The music alone without the video is proactive enough to incite strong emotion, and like all art, these lyrics are often an exaggeration of the truth- known to most as Drama. However, when the lyrics are married to the visual depiction of the song, it takes on a cultural interpretation of its own. The fantasy of it being a fad is that it does not matter rather a Rap video is watched by a teenage Black male in the Urban set or a teenage White male in the suburban set, a teenage male in Europe, or a teenage male in Asia, they all relate to the visual stimuli that is laced into the five minute menagerie. The message is the same, they get to watch someone else do all of the things that their parents tell them not to do. Why, because, it is just a fad.

    Well this fad has now grown arms and legs and crawled into schools, religious institutions, and is now into shaping our youth’s moral and ethical standards. Violence has seemed to become a culture of its own. Urban violence seems to have become a status symbol among youth. The opposite of what we all work hard to try and prevent. In present day America, violence is such a big issue among our youth that we seem to devote more resources to youth violence prevention than for education. Our youth are well versed in slang, the latest dance and acting hard. But on the other side, the life skill side, they have been robbed of their ability to be critical thinkers, to become ambassadors of scholarship and social development. There are many reasons for this we can all agree, but the one that rings out the most is the issue of time management. The amount of time youth are spending playing Game Cube, Game Boy, and X-Box verses the time they are spending reading Mice and Men or Catcher on the Rye. The amount of time they spend hypnotizing their self listening to R&B, Rap, and all other types of music verses studying about their environment and ways to make it better. The amount of time spent writing emails verses the amount of time spent writing literary works that would prepare them for their competitive future in tomorrow’s global economy.

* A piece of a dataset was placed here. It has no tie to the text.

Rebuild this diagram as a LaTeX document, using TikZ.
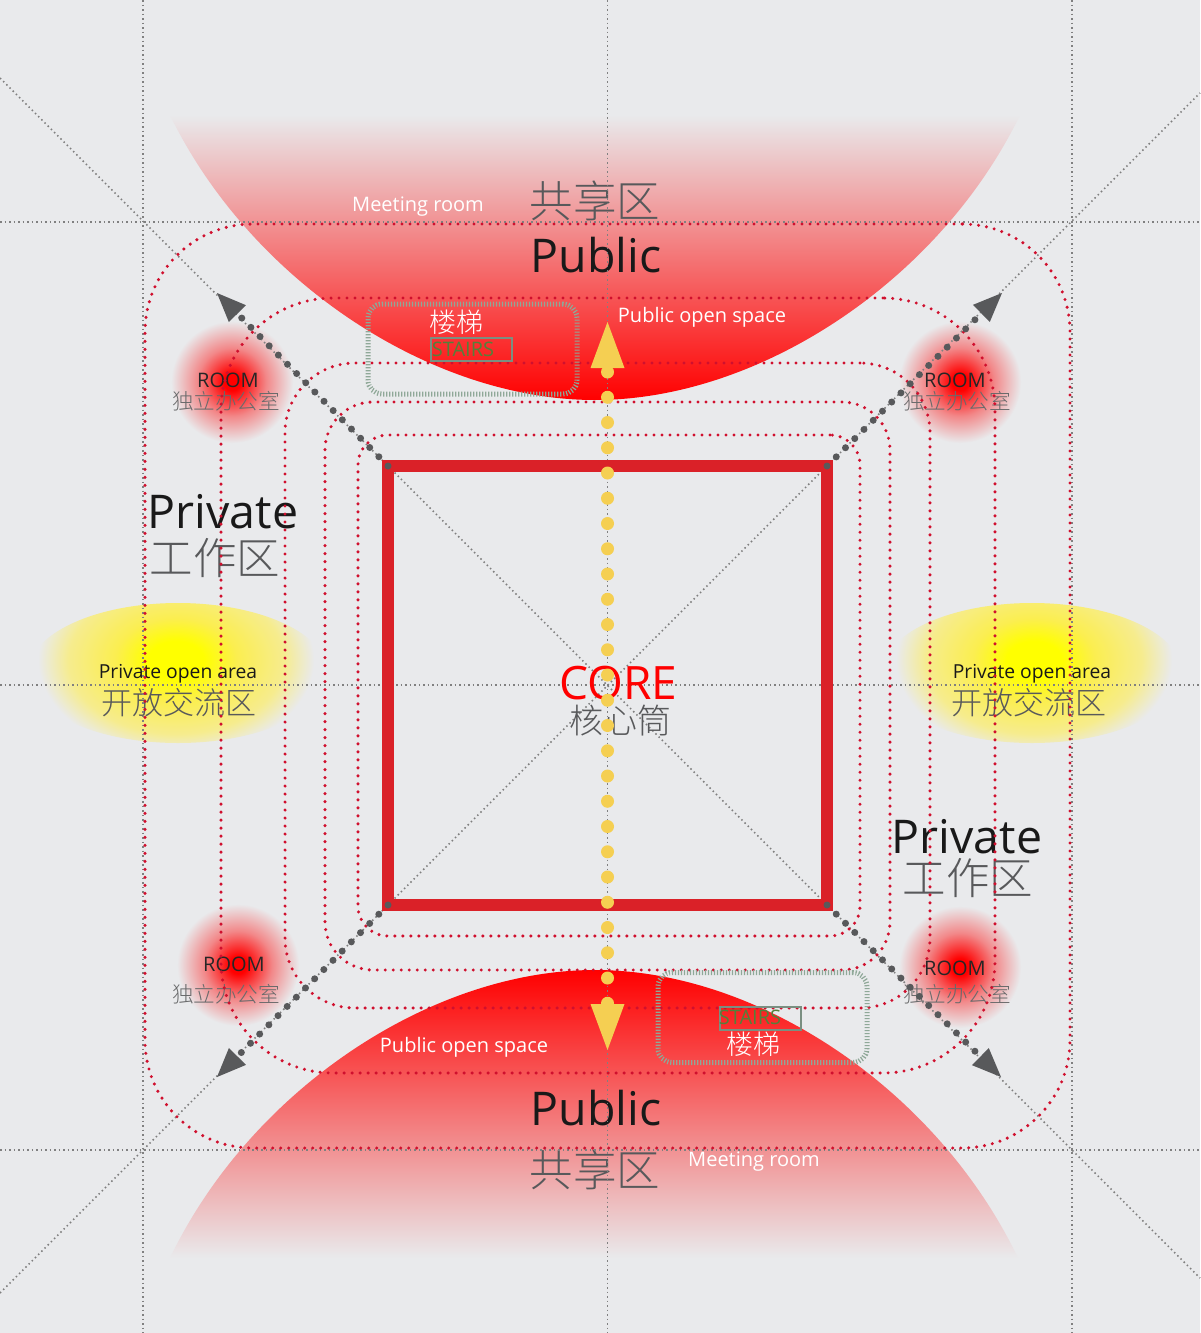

    So the question still remains, with the growing rate of violence among the Youth in America, how do we allow industries to stuff their stocking with monies made at the cost of our children’s futures? Maybe it’s the “foot in the door technique” manufactures feel that we have already allowed their product to take residency in our home so now all they have to do is up grade their product and we will only have to replace that Play Station with the new Play Station II. They did not have to convince us to buy another one, we just upgraded to a better one; so we think. And as they upgrade the console, they upgrade the games and often that upgraded game is laced with more or new forms of violence. A game where the Spiderman actions figure that says the “-A-word.” Unfortunately it was after our six year old had over heard it while his 16 year old brother was playing. Oh! But maybe this is just a fad; we’ll call it a game fad.

    Like that of the movement of the Hip Hop Culture, it appears that video games have embarked upon a journey in those same foot steps. The result will still bare the same disastrous result. Violence among the youth will increase. In the past, the violence in video games has appeared abstract for the most part. However, with the recent creation and release of the new video game 25 To Life, the manufacture has transformed Barney in our home to Godzilla. Is the manufacture trying to shock the conscious of our youth and our parenting skills? This certainly goes beyond the foot in the door approach. And it is completely out of sequence with the concept of upgrade. It is more like an attempt to up the stakes. And with youth becoming one of the fastest growing groups who are now entering into the criminal justice system, the stakes for the future of our youth are high.

    What will it take to end a fad that promotes violence and desensitizes youth to the idea of being a killer, while listening to Hip Hop, Rap Music or what ever? Will it take a student of 25 To Life to kill a Police Officer through mental and simulated training received by playing this fad video game? Will it take a billion dollar lawsuit filed against the game manufacture by the surviving spouse to end the importing and selling of such a demonic and socially psychotic game?  We know that these games are addictive, some youth skip school just to play them all day. Some stay up and play all night for hours on end. In fact, a recent studied show that a vast majority of adults who played video games found them just as addictive as did the youth. If this manufacture considers this new creation 25 To Life to be a form of recreation, as soon as the first Law Enforcement Officer is injured by anyone who has ever played this game or even watched it being played, the manufacture of the game should be charged with conspiracy to the crime committed against the officer.

    However, the likelihood of that happening will not take place. But what we can do as parents, guardians, educators, citizens, and mentors, is to not buy the game. We should use the same standards in dealing with this game as we would use for allowing our children to drink alcohol, use illegal drugs, or carry a dangerous weapon, and commit suicide. This game as well as many more to follow will do nothing to build positive character in our youth. This game will not get our son or daughter a scholarship at the University. This game will not give our youth the skills needed to work a 40 hours a week job. This game will not give our children anything. However, if we let our guard down and allow this one through the door, we might as well trade in our children’s college fund for a retainers fee for a good Defense Attorney, because any one who takes the life of an Officer will get 25 To Life for- every day -all day.